Capacity Analysis of Partially Overlapping NOMA System with Two Users

Abstract

In recent years the Internet of Things and other massive machine-type communication applications demand increased spectral efficiency for future radio multiple access schemes. One of the key enabling technologies is power domain non-orthogonal multiple access (NOMA) with successive interference cancellation (SIC), which works by superposing multiple users in the same frequency band, and at the receiver side successive decoding the signals. The key advantage here compared to a traditional orthogonal multiple access (OMA) scheme like frequency division multiple access (FDMA) is that each user can utilize the full available bandwidth. The SIC method however has limitations. It requires precise estimation of the channel conditions of each user by the receiver.

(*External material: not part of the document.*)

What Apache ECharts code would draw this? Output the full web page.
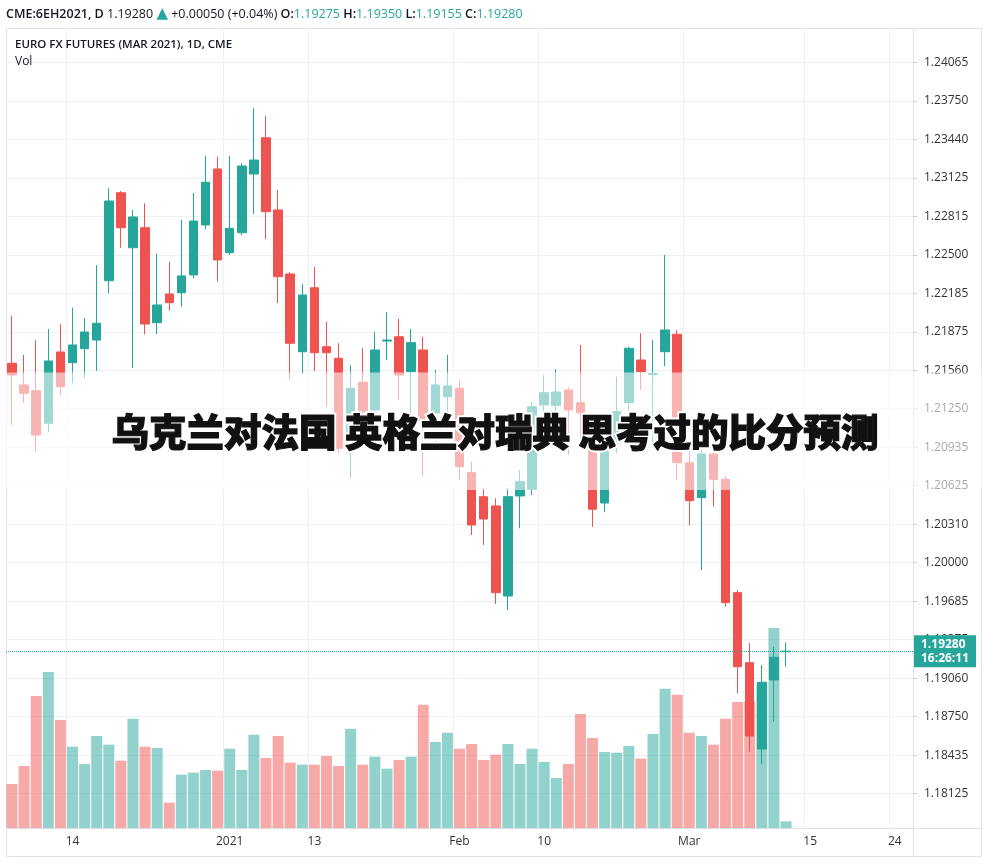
<!DOCTYPE html>
<html>
<head>
<meta charset="utf-8">
<script src="https://cdn.jsdelivr.net/npm/echarts@6/dist/echarts.min.js"></script>
<style>
html,body{margin:0;padding:0;background:#fff;}
#chart{width:988px;height:863px;}
</style>
</head>
<body>
<div id="chart"></div>
<script>
const dates = [
  '2020-12-07','2020-12-08','2020-12-09','2020-12-10','2020-12-11',
  '2020-12-14','2020-12-15','2020-12-16','2020-12-17','2020-12-18',
  '2020-12-21','2020-12-22','2020-12-23','2020-12-24',
  '2020-12-28','2020-12-29','2020-12-30','2020-12-31',
  '2021-01-04','2021-01-05','2021-01-06','2021-01-07','2021-01-08',
  '2021-01-11','2021-01-12','2021-01-13','2021-01-14','2021-01-15',
  '2021-01-19','2021-01-20','2021-01-21','2021-01-22',
  '2021-01-25','2021-01-26','2021-01-27','2021-01-28','2021-01-29',
  '2021-02-01','2021-02-02','2021-02-03','2021-02-04','2021-02-05',
  '2021-02-08','2021-02-09','2021-02-10','2021-02-11','2021-02-12',
  '2021-02-16','2021-02-17','2021-02-18','2021-02-19',
  '2021-02-22','2021-02-23','2021-02-24','2021-02-25','2021-02-26',
  '2021-03-01','2021-03-02','2021-03-03','2021-03-04','2021-03-05',
  '2021-03-08','2021-03-09','2021-03-10','2021-03-11',
  '2021-03-12','2021-03-15','2021-03-16','2021-03-17','2021-03-18','2021-03-19',
  '2021-03-22','2021-03-23','2021-03-24','2021-03-25'
];
const xTickLabels = {
  '2020-12-14':'14','2021-01-04':'2021','2021-01-13':'13','2021-02-01':'Feb',
  '2021-02-10':'10','2021-03-01':'Mar','2021-03-15':'15','2021-03-24':'24'
};
const opens = [1.21619,1.21443,1.21396,1.21132,1.21711,1.21624,1.21738,1.21808,1.22290,1.23005,
  1.22558,1.22721,1.21949,1.22182,1.22193,1.22337,1.22743,1.23198,1.22518,1.22680,
  1.23157,1.23452,1.22865,1.22345,1.21713,1.22233,1.21754,1.21660,1.20996,1.21465,
  1.21240,1.21800,1.21835,1.21551,1.21727,1.21215,1.21348,1.21416,1.20730,1.20535,
  1.20460,1.19728,1.20541,1.20595,1.21280,1.21278,1.21402,1.21299,1.20971,1.20484,
  1.20971,1.21299,1.21646,1.21528,1.21713,1.21855,1.20811,1.20527,1.20882,1.20676,
  1.19755,1.19186,1.18485,1.19046,1.19275];
const highs = [1.22006,1.21687,1.21808,1.21898,1.21938,1.22071,1.21987,1.22418,1.23041,1.23019,
  1.22865,1.22919,1.22513,1.22445,1.22784,1.23003,1.23304,1.23298,1.23304,1.23244,
  1.23691,1.23631,1.23027,1.22361,1.22261,1.22404,1.21957,1.21782,1.21605,1.21743,
  1.21876,1.22034,1.21979,1.21898,1.21835,1.21565,1.21687,1.21483,1.20817,1.20603,
  1.20522,1.20603,1.20752,1.21307,1.21524,1.21573,1.21424,1.21768,1.21061,1.20955,
  1.21510,1.21754,1.21863,1.21808,1.22499,1.21890,1.20931,1.20928,1.20996,1.20703,
  1.19777,1.19344,1.19168,1.19316,1.19350];
const lows = [1.21118,1.21297,1.20901,1.21063,1.21362,1.21457,1.21500,1.21557,1.22188,1.22558,
  1.21583,1.21855,1.21855,1.22047,1.22079,1.22312,1.22708,1.22282,1.22499,1.22662,
  1.22832,1.22627,1.22107,1.21483,1.21538,1.21557,1.21266,1.20888,1.20685,1.20931,
  1.20939,1.21646,1.21321,1.20996,1.20698,1.20915,1.20996,1.20671,1.20224,1.20143,
  1.19663,1.19614,1.20278,1.20549,1.21077,1.21061,1.20874,1.20996,1.20291,1.20413,
  1.20888,1.20971,1.21402,1.20971,1.21597,1.20671,1.20305,1.19939,1.20454,1.19641,
  1.18938,1.18463,1.18361,1.18707,1.19155];
const closes = [1.21524,1.21375,1.21036,1.21638,1.21429,1.21768,1.21873,1.21944,1.22938,1.22721,
  1.22808,1.21938,1.22093,1.22112,1.22329,1.22775,1.23090,1.22459,1.22716,1.23222,
  1.23271,1.22851,1.22323,1.21782,1.22174,1.21705,1.21705,1.20928,1.21416,1.21226,
  1.21727,1.21808,1.21524,1.21787,1.21150,1.21443,1.21435,1.20779,1.20305,1.20354,
  1.19755,1.20535,1.20657,1.21266,1.21380,1.21386,1.21240,1.21218,1.20433,1.20931,
  1.21226,1.21741,1.21551,1.21536,1.21890,1.20811,1.20503,1.20882,1.20676,1.19674,
  1.19154,1.18591,1.19027,1.19230,1.19280];
// volume in thousands of contracts
const volumes = [66,93,198,234,162,122,96,138,125,101,
  164,122,120,38,80,83,87,86,119,87,
  140,105,138,98,95,95,108,93,149,95,
  107,89,102,107,185,129,143,119,126,102,
  110,126,96,119,99,75,96,171,135,114,
  113,123,104,141,209,200,143,138,125,164,
  189,190,215,300,10];
const priceTicks = [1.18125,1.18435,1.18750,1.19060,1.19375,1.19685,1.20000,1.20310,1.20625,1.20935,
  1.21250,1.21560,1.21875,1.22185,1.22500,1.22815,1.23125,1.23440,1.23750,1.24065];
const symbolName = 'CME:6EH2021, D';
const instrumentTitle = 'EURO FX FUTURES (MAR 2021), 1D, CME';
const change = '+0.00050 (+0.04%)';
const countdown = '16:26:11';
const overlayTitle = '乌克兰对法国 英格兰对瑞典 思考过的比分预测';

const UP = '#26a69a', DOWN = '#ef5350';
const n = closes.length;
const candleData = opens.map((o, i) => [o, closes[i], lows[i], highs[i]]);
const volData = volumes.map((v, i) => ({
  value: v,
  itemStyle: { color: closes[i] >= opens[i] ? 'rgba(38,166,154,0.5)' : 'rgba(239,83,80,0.5)' }
}));
const last = n - 1;
const showX = (idx) => xTickLabels[dates[idx]] !== undefined;
const FONT = '"Open Sans", "Noto Sans", sans-serif';
const TITLE_FONT = '900 37.5px "Noto Sans CJK SC", sans-serif';

const chart = echarts.init(document.getElementById('chart'), null, { renderer: 'canvas' });
chart.setOption({
  animation: false,
  backgroundColor: '#ffffff',
  grid: { left: 6, right: 75, top: 28, bottom: 35, show: false },
  xAxis: {
    type: 'category',
    data: dates,
    boundaryGap: true,
    axisLine: { show: true, lineStyle: { color: '#e0e3eb' } },
    axisTick: { show: false },
    axisLabel: {
      interval: (idx) => showX(idx),
      formatter: (v) => xTickLabels[v] || '',
      color: '#333', fontSize: 12, fontFamily: FONT, margin: 8
    },
    splitLine: { show: true, interval: (idx) => showX(idx), lineStyle: { color: '#eef0f4' } }
  },
  yAxis: [{
    type: 'value',
    position: 'right',
    min: 1.178428, max: 1.243437,
    axisLine: { show: true, lineStyle: { color: '#e0e3eb' } },
    axisTick: { show: true, length: 4, lineStyle: { color: '#c8cad0' }, customValues: priceTicks },
    axisLabel: { customValues: priceTicks, formatter: (v) => v.toFixed(5), color: '#333', fontSize: 12, fontFamily: FONT, margin: 11 },
    splitLine: { show: true, lineStyle: { color: '#eef0f4' } }
  }, {
    type: 'value', min: 0, max: 1200, show: false, splitLine: { show: false }
  }],
  series: [{
    type: 'bar', name: 'Vol', yAxisIndex: 1, data: volData, barWidth: 11, z: 1, silent: true
  }, {
    type: 'candlestick', name: 'Price', data: candleData, barWidth: 9, z: 2,
    itemStyle: { color: UP, color0: DOWN, borderColor: UP, borderColor0: DOWN, borderWidth: 1 },
    markLine: {
      silent: true, symbol: 'none', precision: 5,
      lineStyle: { type: 'dotted', color: UP, width: 1 },
      label: {
        position: 'end', distance: 1,
        formatter: () => closes[last].toFixed(5) + '\n' + countdown,
        backgroundColor: UP, color: '#fff', fontSize: 12, fontWeight: 'bold', fontFamily: FONT,
        lineHeight: 14, padding: [2, 7, 2, 7]
      },
      data: [{ yAxis: closes[last] }]
    }
  }],
  graphic: [
    { type: 'rect', z: 0, silent: true, shape: { x: 6.5, y: 28.5, width: 975, height: 828 },
      style: { fill: 'none', stroke: '#e0e3eb', lineWidth: 1 } },
    { type: 'line', z: 0, silent: true, shape: { x1: 913.5, y1: 28, x2: 913.5, y2: 857 },
      style: { stroke: '#e0e3eb', lineWidth: 1 } },
    { type: 'line', z: 0, silent: true, shape: { x1: 6, y1: 828.5, x2: 981, y2: 828.5 },
      style: { stroke: '#e0e3eb', lineWidth: 1 } },
    { type: 'text', z: 50, silent: true, x: 6, y: 14,
      style: {
        text: '{b|' + symbolName + '} {n|' + closes[last].toFixed(5) + '} {a|▲} {n|' + change + '} ' +
              '{b|O:}{t|' + opens[last].toFixed(5) + '} {b|H:}{t|' + highs[last].toFixed(5) + '} ' +
              '{b|L:}{t|' + lows[last].toFixed(5) + '} {b|C:}{t|' + closes[last].toFixed(5) + '}',
        verticalAlign: 'middle',
        font: '12.5px ' + FONT,
        fill: '#131722',
        rich: {
          b: { fontWeight: 600, fontSize: 12.5, fontFamily: FONT, fill: '#131722' },
          n: { fontSize: 12.5, fontFamily: FONT, fill: '#131722' },
          t: { fontSize: 12.5, fontFamily: FONT, fill: UP },
          a: { fontSize: 15, fontFamily: '"DejaVu Sans", sans-serif', fill: UP }
        }
      } },
    { type: 'text', z: 50, silent: true, x: 15, y: 45,
      style: { text: instrumentTitle, verticalAlign: 'middle', font: '600 11.5px ' + FONT, fill: '#131722' } },
    { type: 'text', z: 50, silent: true, x: 15, y: 62,
      style: { text: 'Vol', verticalAlign: 'middle', font: '12px ' + FONT, fill: '#131722' } },
    { type: 'rect', z: 100, silent: true, shape: { x: 0, y: 372.5, width: 988, height: 117.5 },
      style: { fill: 'rgba(255,255,255,0.57)' } },
    { type: 'text', z: 101, silent: true, x: 495, y: 432,
      style: {
        text: overlayTitle, align: 'center', verticalAlign: 'middle',
        font: TITLE_FONT, fill: '#ffffff', stroke: '#ffffff', lineWidth: 5
      } },
    { type: 'text', z: 102, silent: true, x: 495, y: 432,
      style: {
        text: overlayTitle, align: 'center', verticalAlign: 'middle',
        font: TITLE_FONT, fill: '#111111', stroke: '#111111', lineWidth: 1.2
      } }
  ]
});
</script>
</body>
</html>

It works best when there is a large enough difference between the receiving signal strengths of the different superposed user's signals. At the marginal case, when all the signals has the same signal to noise ratio (SNR) there is no advantage compared to FDMA. In this paper we propose a method that lies between the full spectral overlap of the power domain NOMA and the no overlap of the FDMA schemes, allowing the user's signal to partially overlap, by stretching the frequency band occupied by one user to utilize wider bandwidth, allowing the neighboring signal to partially overlap. The overlapping part of the neighboring signal causes interference, which is treated as part of the noise, reducing the capacity, but the wider bandwidth will increase the capacity. In this contribution we investigate the balance between this gain and loss of this proposed scheme for the two user case where both users have similar SNR conditions, and we show that depending on the actual conditions in many cases significant capacity increase can be reached.